Por Hermann Bellinghausen
—Los rebotes de la Historia son de largo alcance. No es exagerado decir que la masiva presencia de familias congoleñas en la frontera sur y a lo largo de las rutas subterráneas de indocumentados en el norte es herencia directa del infame rey Leopoldo de Bélgica. Estamos obligados a revisar las historias de Honduras, Haití y otros países en desgracia permanente, cuyos exilados cruzan la frontera de México todos los días y desafían a una población habitualmente xenófoba de clóset con su habla, su aspecto y color, su diferencia. En vez de vociferar que pidamos cuentas al gobierno de Honduras y no al de México, y demandar en redes sociales, con lenguaje lamentable, que se les aplique la ley para que entiendan, como dijo el carnal Marcelo, que no queremos que pasen por aquí, debemos ubicar su condición de víctimas en países destrozados históricamente por las potencias blancas. Las mismas que hoy les cierran las puertas con arrogante violencia.
La verdadera desgracia del Congo comenzó hace poco más de un siglo con el primer gran genocidio moderno, que según algunas estimaciones exterminó más personas que el nazismo o los estalinismos, aunque sus víctimas tengan menos publicidad (claro, eran negros) que las del Holocausto y otros crímenes masivos del siglo XX. Mario Vargas Llosa destaca como gran injusticia histórica que Leopoldo II, rey de los belgas muerto en 1909, no figure, con Hitler y Stalin, como uno de los criminales más sanguinarios del siglo XX.
Un extraño olvido, a pesar de que también generó el primer gran movimiento internacional del siglo XX en defensa de los derechos humanos, reconstruido por Adam Hochschild en El fantasma del rey Leopoldo: una historia de codicia, terror y heroísmo en el África colonial (Malpaso, 2017), un libro extraordinario. Es el retrato de un asesino serial que nunca vio una gota de sangre derramada ni puso un pie en el Congo. El Estado Independiente del Congo, inmenso territorio de África Central, era la única colonia del mundo reivindicada por un solo hombre. Es decir, no era colonia belga, sino el rancho fabuloso de Leopoldo, uno de los hombres más ricos de su tiempo. Supo seducir a los medios de comunicación, la Iglesia, los empresarios y los gobiernos. Disfrazó como benigna cruzada civilizatoria la muerte por trabajo a destajo (ni comían ni descansaban sus millones de esclavos) y el mundo le aplaudió y aceptó sus beneficencias. La cultura se nutrió del millonario, y al igual que hoy, los creadores sabían que ese dinero privado (tan privado como su ejército mercenario) estaba manchado de sangre, pero lo ignoraron.

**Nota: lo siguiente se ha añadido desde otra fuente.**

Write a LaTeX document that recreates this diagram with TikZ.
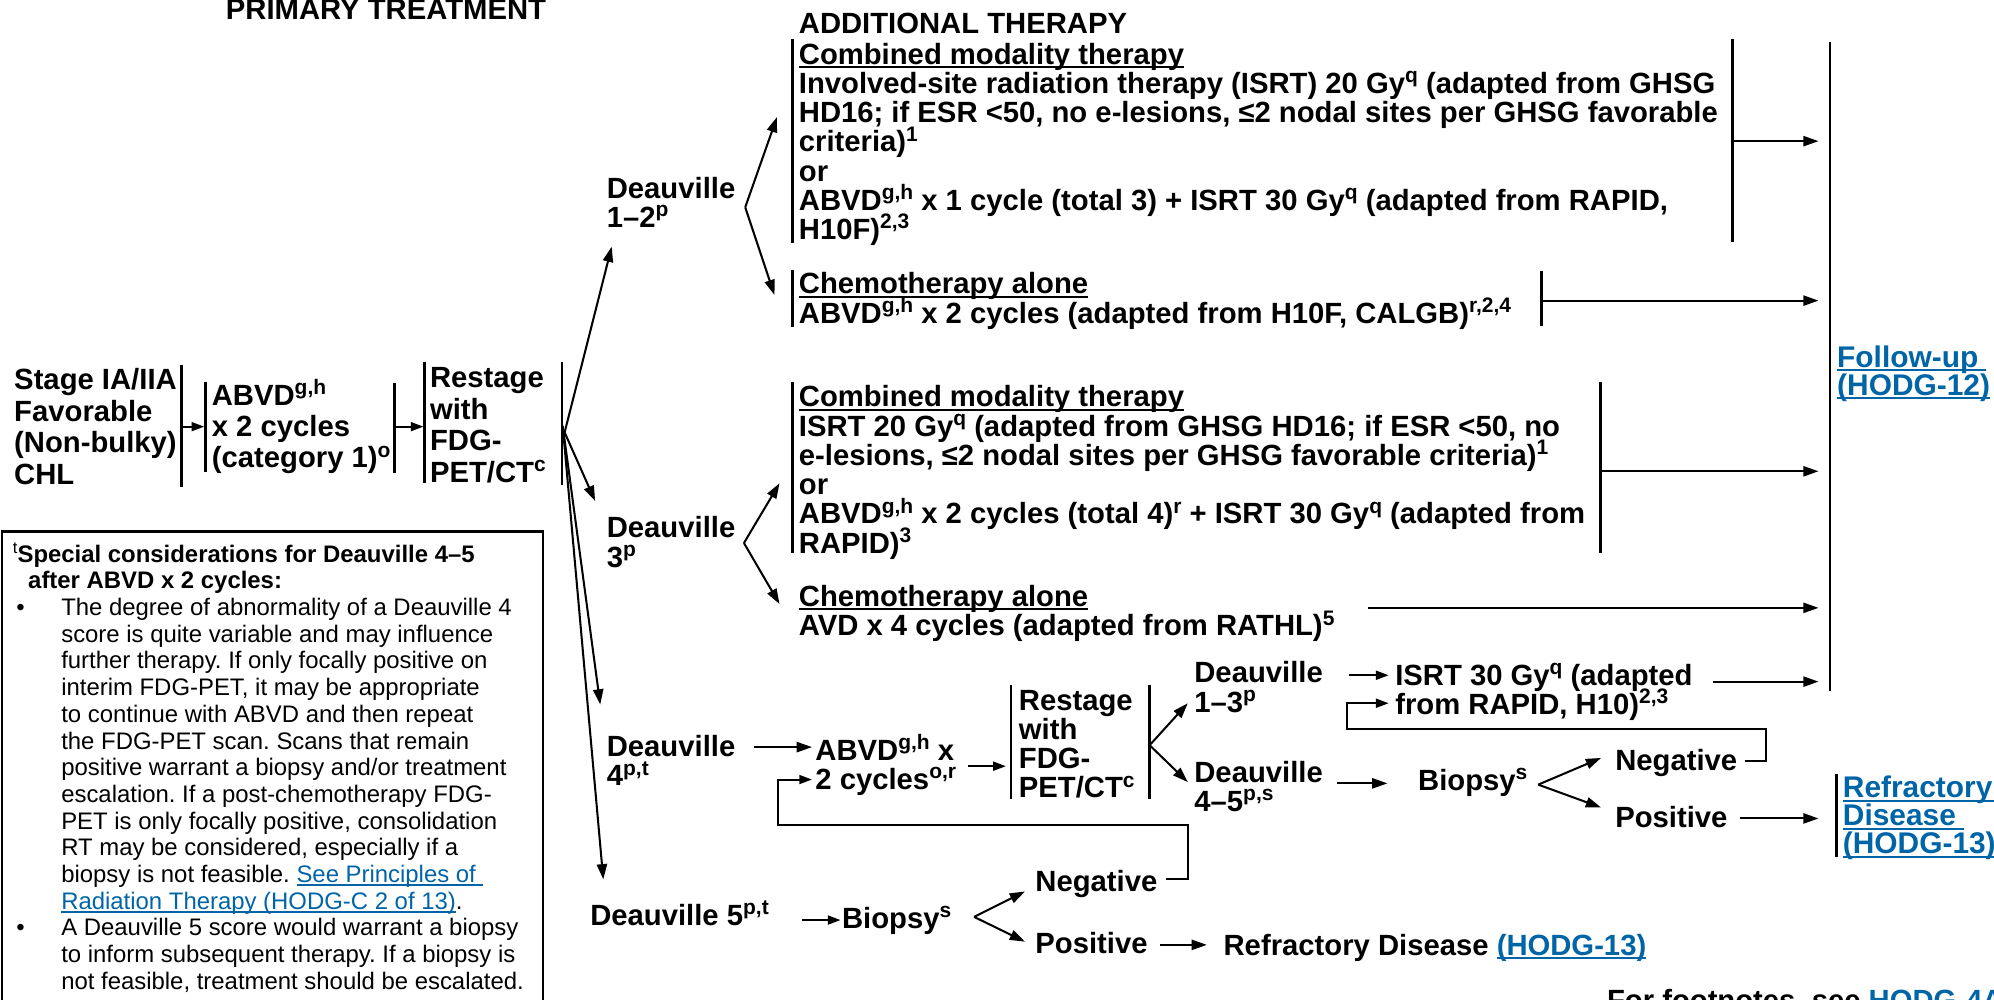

No que la tragedia carezca de su canto magistral, El corazón de las tinieblas, pero ya pocos asocian la novela con el lugar real, mejor imaginan la selva de Apocalipsis ahora. Pero Joseph Conrad, cuando todavía era Korzeniowski, sí navegó el río Congo y vio las atrocidades que cometía la empresa de Leopoldo: Societé Anonyme Belge pour le Commerce du Haut Congo. También conoció las protestas convocadas por Edmund Dene Morel, los esfuerzos diplomáticos y la versión de Roger Casement (ambos, ciudadanos británicos). A Casement y el viaje de Conrad al Congo dedica WG Sebald un capítulo clave de Los anillos de Saturno. De ese Congo, lugar de tinieblas, como la entera historia del colonialismo, en su mayor parte no está escrita. Sebald subraya que Leopoldo murió sin haber respondido por ninguna de sus acciones.
Hochschild y Sebald reconstruyen cómo ese rey es hoy una anécdota de su país, si bien Sebald en años recientes, como Conrad hace un siglo, vio Bruselas, hoy capital de Europa, con sus bombásticos edificios, como un monumento funerario sobre la hecatombe de cuerpos negros, donde los transeúntes comparten íntimamente el oscuro secreto congoleño.
Hochschild no deja de reiterar la ausencia de memorias a largo plazo o historia oral completa de un sólo congoleño durante el periodo de máximo terror (1890-1910). Tampoco debemos ignorar que la desgracia no abandona esas tierras. Sú única oportunidad de cambiar su historia fue Patricio Lumumba, y la CIA se encargó de asesinarlo en 1961. Siguieron la larga dictadura brutal de Mobutu, la del liberador Kabila, y las guerras interminables por sus productos. La del coltán terminó en 2003. Hoy son otras.